This is Bob Ramsak’s column on Day 1 of the African Athletics Championships. Bob is covering the event live for the IAAF and the sport. Bob Ramsak is a long time observer of the sport and journalist traveler. Bob will be covering the African Championships for many of us, from Asaba, Nigeria. We thank him for his observations on many of the stars we will see in Doha 2019 and Tokyo 2020.
Jemal Yimer is an energetic and talented young athlete. In February 2018, my brother, Brian, my son, Adam and I covered the RAK half marathon. We witnessed Yimer’s debut over the half marathon distance, at the ripe old age of 21. Yimer ran a World best for a debut. In 2017, Jemal had finished fifth in what many consider was one of the best 10,000 meters championship races ever run! Jemal’s PB for 10,000m is 26:56.11. The difference with Jemal Yimer is that this guy can race, as Bob Ramsak witnessed in Asaba, Nigeria on night one of the African Athletics Championships.
Kicking away from a lead group of four with just over half a lap to go, Jemal Yimer Mekkonen cruised to victory in the 10,000m at the 21st edition of the African Athletics Championships which began today in Asaba, Nigeria.
Yimer bided his time in the early stages before finally making his decisive move on the final lap to cross the line, arms held wide, in 29:08.01.
“This wasn’t easy,” said Yimer, who was fourth at these championships two years ago and fifth over the distance at the World Championships last year. “There was a lot of competition from my teammates and the humidity made it difficult.”

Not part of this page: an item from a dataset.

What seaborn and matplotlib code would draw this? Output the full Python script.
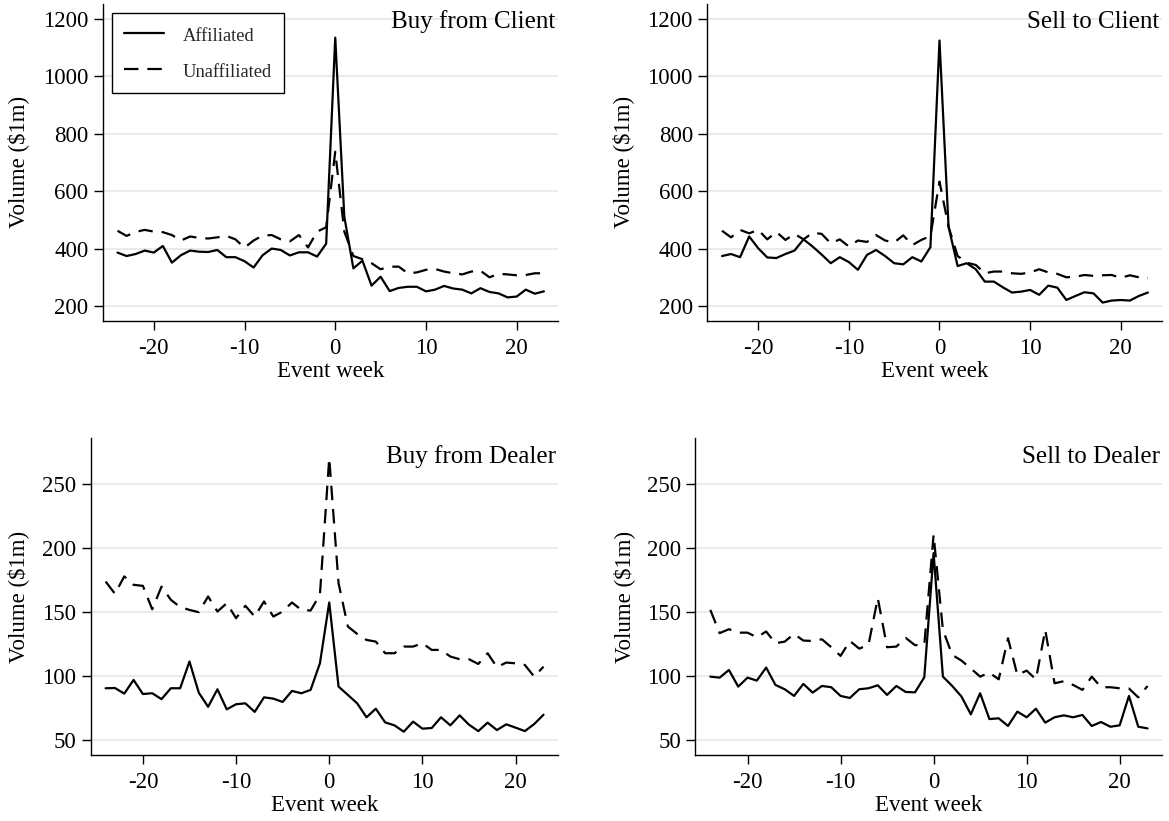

The 21-year-old has kept busier on the roads this year than on the track, finishing a strong fourth at the IAAF World Half Marathon Championships in March and improving his lifetime best over that distance to 59:00 in February. But he’s hasn’t fully put his track ambitions behind him, finishing third in the 10,000m at his national championships in April.
“My secret is just to work tirelessly,” he said. “My wish now is continue winning gold medals.”
Time-wise, it was a modest performance, nearly two minutes slower than Kenneth Kipkemoi’s 27:19.74 championships record set in Porto-Novo, Benin, six years ago. But given the 28 C temperatures and humid conditions, along with unanticipated fatigue that followed several of his competitors to Asaba this morning, the times were never expected to be fast. But the racing, especially in the second half, was fierce. And that suited the near capacity crowd at the Stephen Keshi Memorial Stadium just fine.
After a lumbering 76-second opening lap, Yimer’s teammate Andamlak Belihu Berta decided to shake out the cobwebs by taking off midway through the second lap to open a massive gap on the rest of the field. They reeled him in less than two laps later with Kenyan Vincent Kipsang taking to the front.
Kipsang, the national champion over the distance, shared much of the leading over the next ten laps with Belihu, Ibrahim Ismael of Djibouti and Ali Mahamat of Chad also chipping in with the pacing chores. Little changed until the 16th lap when the field was finally reduced to six.
Transportation and logistical challenges in recent days forced a massive revision of the competition timetable, this morning reduced to just three events in total for the opening day to allow time for the last remaining athletes who were stranded in Lagos Airport –some for nearly three days– to be transported the final 450 kilometres to the capital of Nigeria’s Delta State. That group included the Kenyan 10,000m trio of Kipsang, Josphat Bett and Kipsang Temoi, who finally arrived at their hotel just three hours before the gun sounded.
That wait took its toll.
Bett was the first to drop off the pace, leaving his teammates, the Ethiopian pair, Uganda’s Timothy Toroitoch and Awet Habte of Eritrea to duke it out in the late afternoon heat. That sextet remained largely intact until five laps remained, when Habte was the next to fall back. Three laps later, Temoi faded out of contention.
Kipsang continued to control the pace but was clearly labouring when the bell sounded. When Yimer made his break, Belihu and Toroitich followed. The last battle of the day witnessed the 19-year-old Belihu, who was tenth at the World Championships last year, hold off the Ugandan to secure an Ethiopian 1-2.
Belihu clocked 29:11.09, Toroitich 29:11.87. Kipsang was fourth in 29:14.52, 11 seconds ahead of Temoi, who held on for fifth.